Spec Comparison Table
| Feature | Entry Level | Mid Range | Premium |
|---|---|---|---|
| Base Diameter | 58mm nominal | 58.3mm | 58.35mm precision |
| Depth Adjustment | Fixed | Locking collar | Micrometric collar |
| Material | Anodized aluminum | Stainless steel | Full stainless + brass |
| Distribution Mechanism | Flat base only | Angled fins / spiral | OCD-style spin |
| Handle Weight | Light (60–80g) | Medium (100–140g) | Heavy (160g+) |
| Price Range | $15–$30 | $35–$65 | $80–$150+ |
How to Use a Distribution Tamper Correctly
Step one: dose your ground coffee into the portafilter basket. Step two: use a WDT needle or light taps to break up visible clumps. Step three: set the distribution tamper on the basket and rotate it 1–2 full turns with light downward pressure — let the fins or angled base redistribute the grounds. Step four: without lifting, increase pressure to your target tamping force (typically 15–20kg for home use) and lock out the depth collar. Step five: pull your shot.
The entire puck prep sequence should take under 15 seconds once you’ve built the muscle memory. The payoff is shots that taste like the same coffee every single time — which is the whole point of having a home espresso setup.
To round out your workflow station, pair this with a dedicated tamping mat and workflow station that keeps your counter organized and protects your portafilter basket edge.

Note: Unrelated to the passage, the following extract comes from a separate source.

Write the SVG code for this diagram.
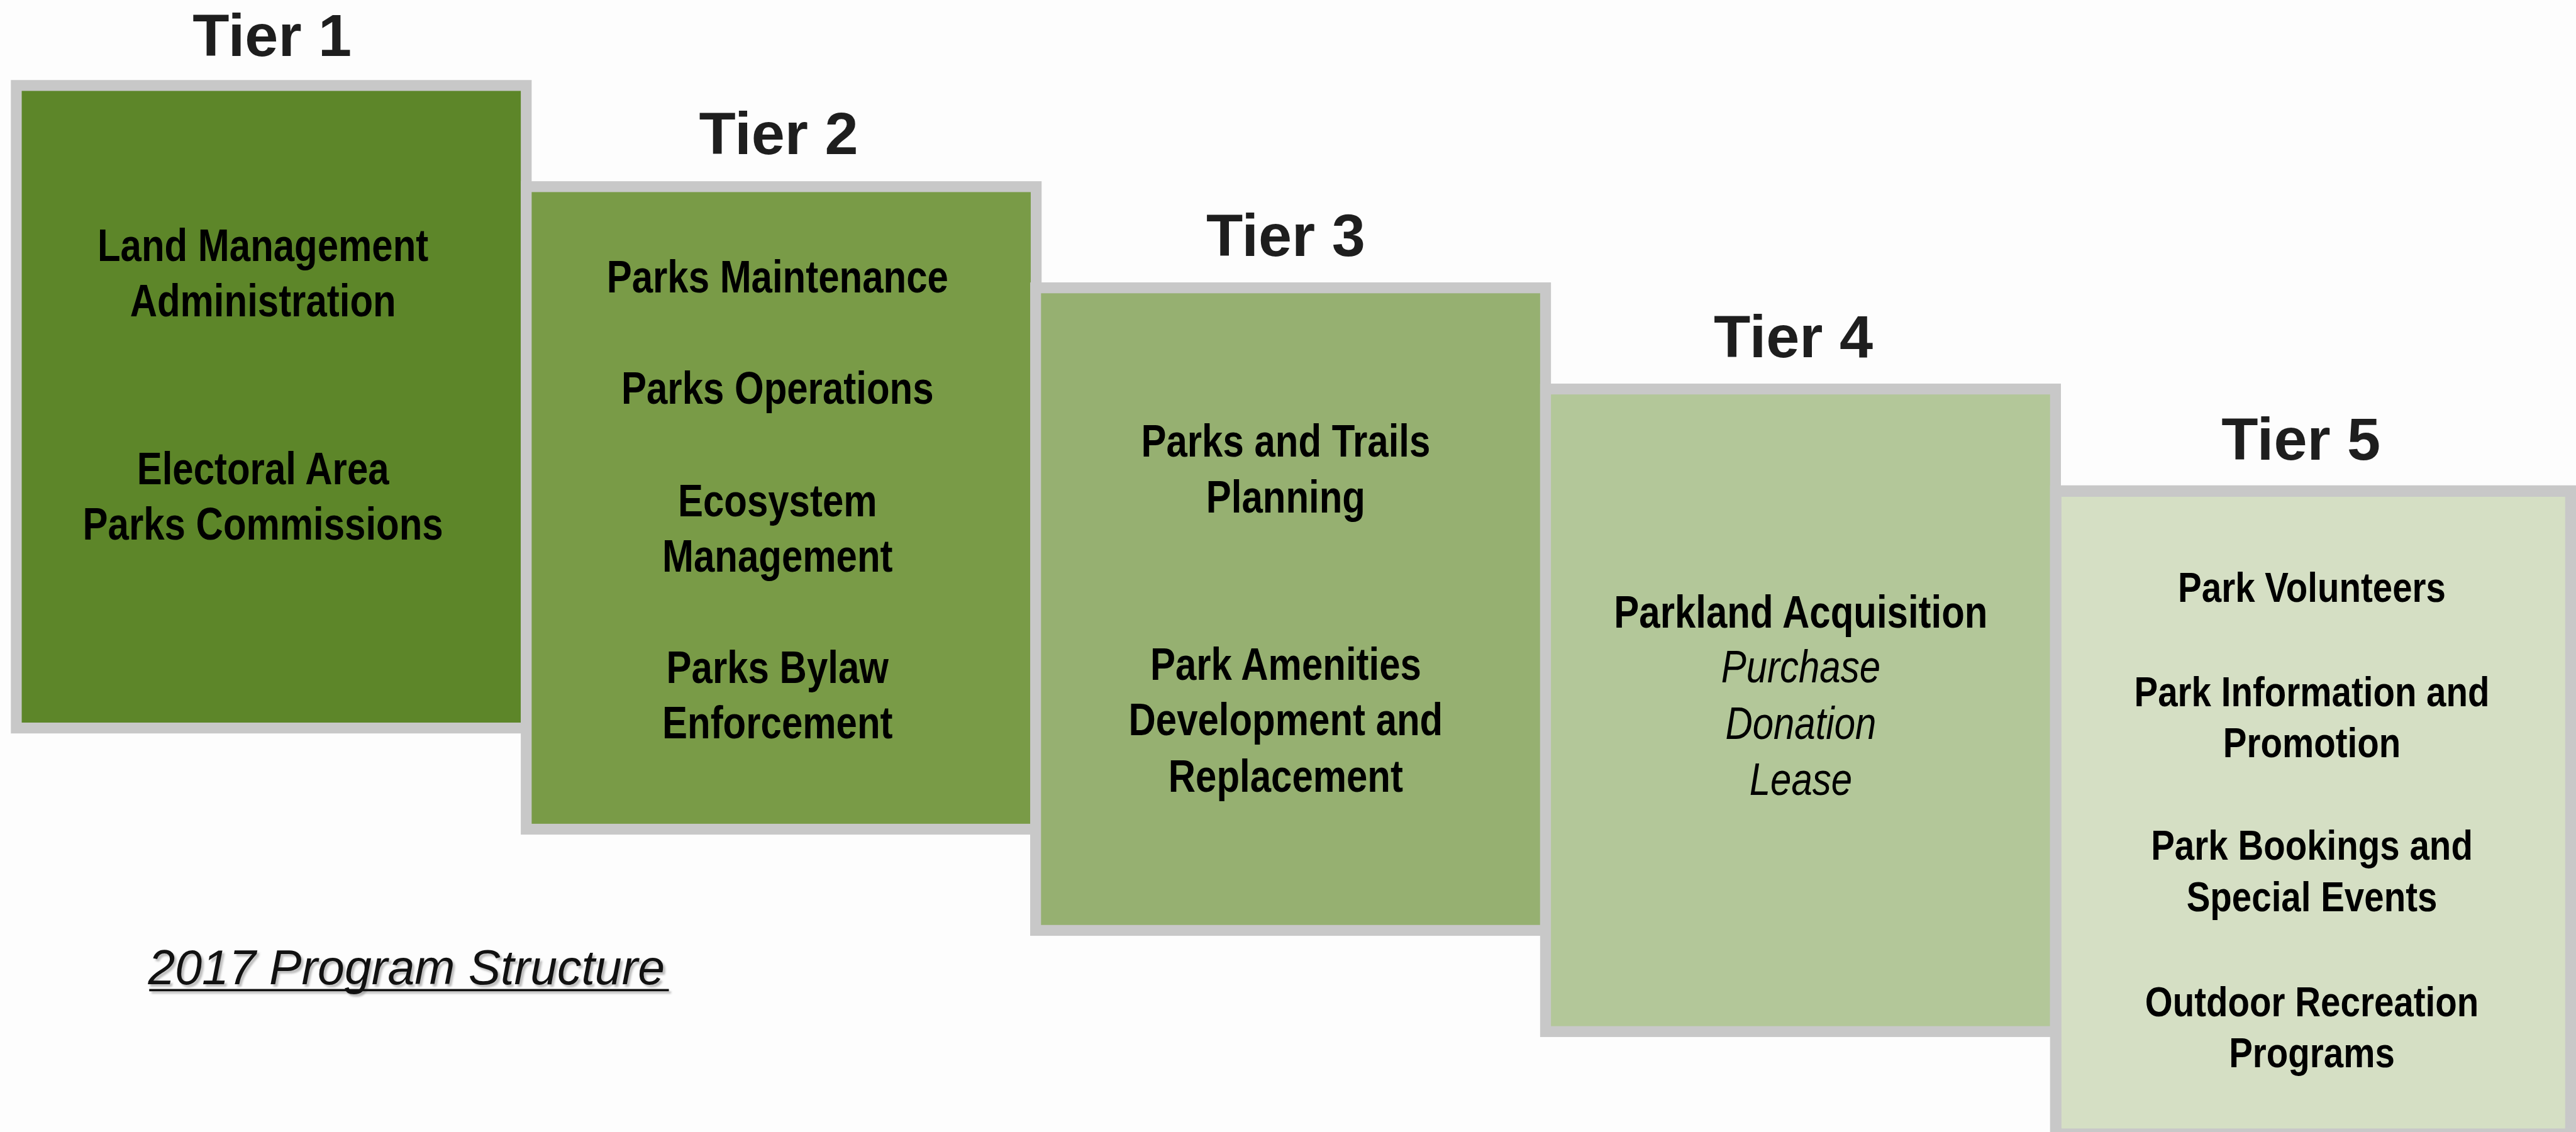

FAQ: Coffee Distribution Tamper
What size distribution tamper do I need for my espresso machine?
Most home espresso machines with a 58mm group head — including Breville, DeLonghi, La Pavoni, and Rocket — take a 58.35mm distribution tamper. Machines with 54mm portafilters (like the Breville Barista Express) need a 54mm tool. Always measure your basket’s inner diameter at the top before buying; “58mm” tools vary by up to 0.5mm between manufacturers.
Does a distribution tamper really improve shot quality?

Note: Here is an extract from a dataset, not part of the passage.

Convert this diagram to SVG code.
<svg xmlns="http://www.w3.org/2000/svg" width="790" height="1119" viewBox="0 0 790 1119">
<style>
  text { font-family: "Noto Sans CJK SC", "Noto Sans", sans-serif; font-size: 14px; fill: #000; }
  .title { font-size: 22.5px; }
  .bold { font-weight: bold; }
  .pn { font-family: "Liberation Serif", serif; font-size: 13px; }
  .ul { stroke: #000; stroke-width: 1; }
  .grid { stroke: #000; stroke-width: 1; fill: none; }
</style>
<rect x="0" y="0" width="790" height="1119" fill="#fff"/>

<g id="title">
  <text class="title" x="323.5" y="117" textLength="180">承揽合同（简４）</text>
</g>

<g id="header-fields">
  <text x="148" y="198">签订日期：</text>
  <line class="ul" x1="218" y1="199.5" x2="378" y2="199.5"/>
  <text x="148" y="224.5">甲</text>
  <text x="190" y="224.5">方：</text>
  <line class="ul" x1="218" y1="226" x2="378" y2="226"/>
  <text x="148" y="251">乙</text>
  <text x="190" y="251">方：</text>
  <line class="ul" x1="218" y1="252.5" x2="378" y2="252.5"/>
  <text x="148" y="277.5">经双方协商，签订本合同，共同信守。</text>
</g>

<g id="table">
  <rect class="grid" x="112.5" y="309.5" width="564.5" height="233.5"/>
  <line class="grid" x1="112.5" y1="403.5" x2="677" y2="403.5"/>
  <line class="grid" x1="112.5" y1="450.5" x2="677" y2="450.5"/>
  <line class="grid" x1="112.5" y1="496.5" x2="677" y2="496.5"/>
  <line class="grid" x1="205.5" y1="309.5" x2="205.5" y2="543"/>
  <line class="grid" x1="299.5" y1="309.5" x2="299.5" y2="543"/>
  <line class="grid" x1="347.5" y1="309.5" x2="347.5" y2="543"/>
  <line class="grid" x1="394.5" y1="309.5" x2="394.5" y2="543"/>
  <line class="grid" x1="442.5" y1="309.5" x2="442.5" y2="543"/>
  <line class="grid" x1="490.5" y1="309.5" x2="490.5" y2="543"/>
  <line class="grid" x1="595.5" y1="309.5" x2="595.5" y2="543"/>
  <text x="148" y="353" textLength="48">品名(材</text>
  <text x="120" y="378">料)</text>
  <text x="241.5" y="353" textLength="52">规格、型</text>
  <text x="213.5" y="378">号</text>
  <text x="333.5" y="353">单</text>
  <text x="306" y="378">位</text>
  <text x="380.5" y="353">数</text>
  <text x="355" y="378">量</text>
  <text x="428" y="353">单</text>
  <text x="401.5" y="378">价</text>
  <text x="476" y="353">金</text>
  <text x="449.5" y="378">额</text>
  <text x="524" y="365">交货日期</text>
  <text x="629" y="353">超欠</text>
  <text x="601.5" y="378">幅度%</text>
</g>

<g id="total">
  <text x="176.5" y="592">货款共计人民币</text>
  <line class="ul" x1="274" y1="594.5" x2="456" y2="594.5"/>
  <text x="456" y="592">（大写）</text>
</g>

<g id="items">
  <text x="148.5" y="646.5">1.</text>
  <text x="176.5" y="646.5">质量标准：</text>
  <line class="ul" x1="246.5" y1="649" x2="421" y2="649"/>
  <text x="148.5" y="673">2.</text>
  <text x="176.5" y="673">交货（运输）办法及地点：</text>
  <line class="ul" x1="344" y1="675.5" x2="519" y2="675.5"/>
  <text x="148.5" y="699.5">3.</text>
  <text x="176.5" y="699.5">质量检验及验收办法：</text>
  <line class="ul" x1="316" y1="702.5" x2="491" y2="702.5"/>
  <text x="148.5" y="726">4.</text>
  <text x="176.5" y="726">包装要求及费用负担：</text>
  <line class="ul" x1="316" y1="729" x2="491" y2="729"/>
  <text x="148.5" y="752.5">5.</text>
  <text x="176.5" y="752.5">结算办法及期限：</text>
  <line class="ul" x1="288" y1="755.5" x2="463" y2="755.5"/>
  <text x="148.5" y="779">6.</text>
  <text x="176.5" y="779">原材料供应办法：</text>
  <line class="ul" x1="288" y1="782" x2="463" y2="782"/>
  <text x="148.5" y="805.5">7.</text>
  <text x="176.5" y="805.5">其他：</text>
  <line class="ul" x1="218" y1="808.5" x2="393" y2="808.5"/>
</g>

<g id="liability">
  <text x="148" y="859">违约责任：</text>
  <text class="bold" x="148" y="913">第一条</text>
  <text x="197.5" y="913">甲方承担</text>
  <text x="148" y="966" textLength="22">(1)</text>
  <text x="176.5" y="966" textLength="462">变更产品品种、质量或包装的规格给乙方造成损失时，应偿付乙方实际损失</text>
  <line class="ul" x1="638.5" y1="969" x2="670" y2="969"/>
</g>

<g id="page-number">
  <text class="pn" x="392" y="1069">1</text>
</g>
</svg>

Yes, consistently. The improvement is most dramatic if your current workflow involves no distribution step at all — just dose and tamp. Blind taste tests by home barista communities consistently show more even extraction, better crema, and reduced shot-to-shot variability when a distribution step is added. The effect is smaller if you already use a Stockfleth’s move or WDT tool, but the combo tamper still improves repeatability.
How much pressure should I use when tamping espresso?
Research and barista consensus generally lands on 15–20kg (33–44 lbs) of tamping force as the useful range. Beyond 20kg, additional pressure provides diminishing returns and increases wrist strain. The key is consistency — the same pressure every time matters more than hitting a specific number. A depth-locking tamper helps by making the depth (not the force) the repeatable variable.
Can I use a distribution tamper with a pressurized portafilter?
Technically yes, but the benefit is reduced. Pressurized portafilters use a second valve to build pressure regardless of puck resistance, which masks channeling problems. If you’re using a pressurized basket, the bigger upgrade is switching to a non-pressurized (single-wall) basket — then the distribution tamper becomes genuinely impactful.
What is the difference between a distribution tool and a tamper?
A distribution tool levels and redistributes ground coffee in the basket before tamping — it does not compress the grounds. A tamper compresses the coffee bed into a puck. A combination distribution tamper performs both functions in sequence: first distributing with a spin or angled fins, then tamping when you apply downward pressure. Standalone distributors (like the OCD or Pullman Big Step) require a separate tamp afterward.